Товарищу Кане в ЦК я ответил на его слова по поводу того, что, возможно, еще рано писать о разведывательной работе в Красном оркестре. Я сказал:
— Прошло почти 30 лет, никаких секретов теперь уже нет. Считаю, что мы сами очень мало говорим о Красном оркестре и таким образом освобождаем место для противников, врагов и провокаторов, которые используют наше молчание. Действия группы, именуемой теперь Красным оркестром, приносит славу Советскому Союзу и всей антигитлеровской коалиции. Но если кто-то когда-то и сказал так в Советском Союзе, то это, наверно, сделано было в порядке контактов с польскими органами безопасности — одной инстанции с другой. Из Польши кто-то из работников внутренних дел в документе или шепнул на ухо — Домб сионист, не надо его выпускать. А оттуда ответили, быть может — он же был руководителем Красного оркестра, пусть лучше сидит у вас дома.
Я сказал еще следующее:
— Секретари ЦК ПОРП имеют же возможности сами встретиться с ответственными руководителями Советского Союза и расскажете, как обстоит дело. Наверное, никто не скажет, что вы, новое руководство, должны отвечать за старые дела, которые совершил Гомулка. А положение у Домба такое, что он с женой, люди уже пожилые, должны переживать большую трагедию. Этот человек не только родился и вырос в Польше, в отношении Советского Союза в глазах врагов он на всю жизнь останется агентом Советского Союза. Но мне на это наплевать, потому что если в жизни я сделал что-то настоящее, ради чего стоило жить, это те годы, когда был я советским разведчиком.
Каня сказал мне на это:
— Не принимайте все близко к сердцу. Янюрек сейчас сказал так, а через несколько месяцев скажет то, что поручат ему сказать в руководстве партии.
— Да, но какой вред от этого будет за границей, — возразил я.

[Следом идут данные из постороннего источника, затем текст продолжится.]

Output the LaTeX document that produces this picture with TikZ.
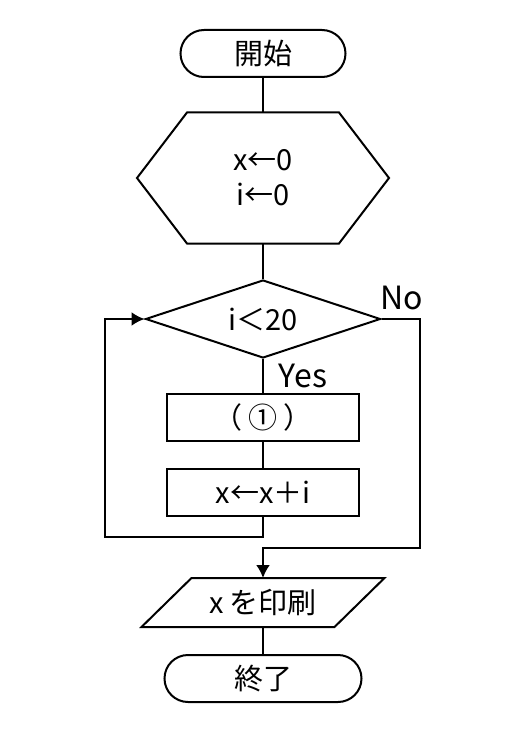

Получилось так, как я и предвидел. Во Франции, Бельгии, Голландии — повсюду начали говорить: ну, наконец, теперь известно, польское правительство ни при чем, а все идет от Советского Союза. Домба держат под давлением советского правительства. Получилось так — Варшава оправдана, а все зло идет из Москвы. Дошло до того, что в Париже, где все очень близко принимали к сердцу вообще мое положение, знают нас, там не могли понять, почему коммунист, которому уже 69 лет, проживший такую жизнь, почему ему не соединиться с семьей, которую Гомулка разбил. Выходит теперь, что здесь виновен Советский Союз? Такие разговоры шли среди французских коммунистов, рабочих, среди комбатантов Сопротивления. От Общества франко-советской дружбы направили делегацию в совпосольство. Возглавил делегацию Блюмель. Они пошли к Абрасимову. Задали ему тот же вопрос — как это получается? Домба у нас знают все, что-то он сделал для советской разведки, а теперь кто-то у вас сопротивляется такому гуманному делу, как воссоединение семьи Домба.
Разговоры о посещении совпосольства распространились по всему Парижу. Абрасимов ответил:
— Господа, сообщаю вам официально, что советское правительство или другие ответственные учреждения не обращались никогда к польскому правительству или руководству партийному по поводу того, чтобы не допустить отъезда Домба из Польши. Мы дело Домба знаем, знаем его прошлое. Если кто-то в Польше делает какие-то глупости, то пусть сам за них отвечает. Пусть не перекладывают это на Советский Союз.